Je note ici qu’il faut bien lire la phrase : il n’est pas écrit que ceux qui ne le pratiquent pas ont les meilleurs résultats. Effectivement, ceux qui ont les bons résultats ont pratiqué d’autres solutions. Essentiellement un soutien fort aux élèves en difficulté. Et on sait que l’essentiel des difficultés se créent tout au début, lors de l’apprentissage de la lecture. D’où l’importance de l’expérimentation citée plus haut.
Au-delà des études de ce haut conseil, je vais exposer quelques convictions personnelles.
D’abord, comme je l’ai dit plus haut, lutter contre ce pourcentage trop élevé de non qualifié devrait être une priorité nationale.
Ensuite, il faut évidemment ne pas hésiter à se lancer dans des expériences, à condition bien sûr de les évaluer.

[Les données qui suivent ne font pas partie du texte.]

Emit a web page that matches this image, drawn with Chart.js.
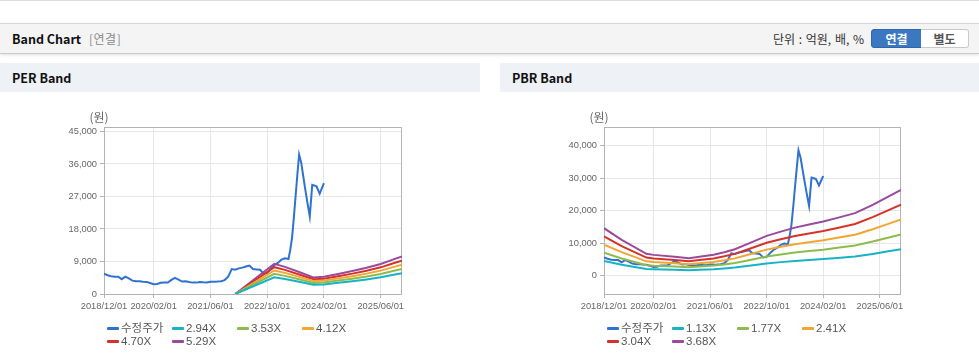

Mais il faut bien identifier les conditions de la réussite. Et à ce propos, je voudrais citer une anecdote. J’ai eu à analyser un processus de reconversion dans une grande entreprise qui avait eu un taux de succès étonnant : 97% de réussite. Bien sûr, les moyens techniques avaient été réunis : orientation, formation en alternance, tutorat, etc. Mais on sait que cela ne suffit pas. J’ai donc demandé aux deux orienteuses formatrices quelle était la condition de réussite. Et elles m’ont dit : aimer les gens. Je suis persuadé que c’est profondément juste. Dans le métier de l’accompagnement des chômeurs, c’est un peu la même chose. Pour réussir, il faut la conviction que le chercheur d’emploi peut y arriver. Ce que j’appelle avoir confiance pour deux.
Un système basé sur le redoublement est en réalité un système qui ne croit pas à la capacité de l’élève à réussir, ce que celui-ci comprend très bien.
Pour diminuer les échecs scolaires, il faut mettre les moyens dès le début et aider ceux qui sont en difficulté. Avec une condition indispensable : que ceux qui feront cela aiment les jeunes, qu’ils soient intimement persuadé que ceux-ci peuvent réussir.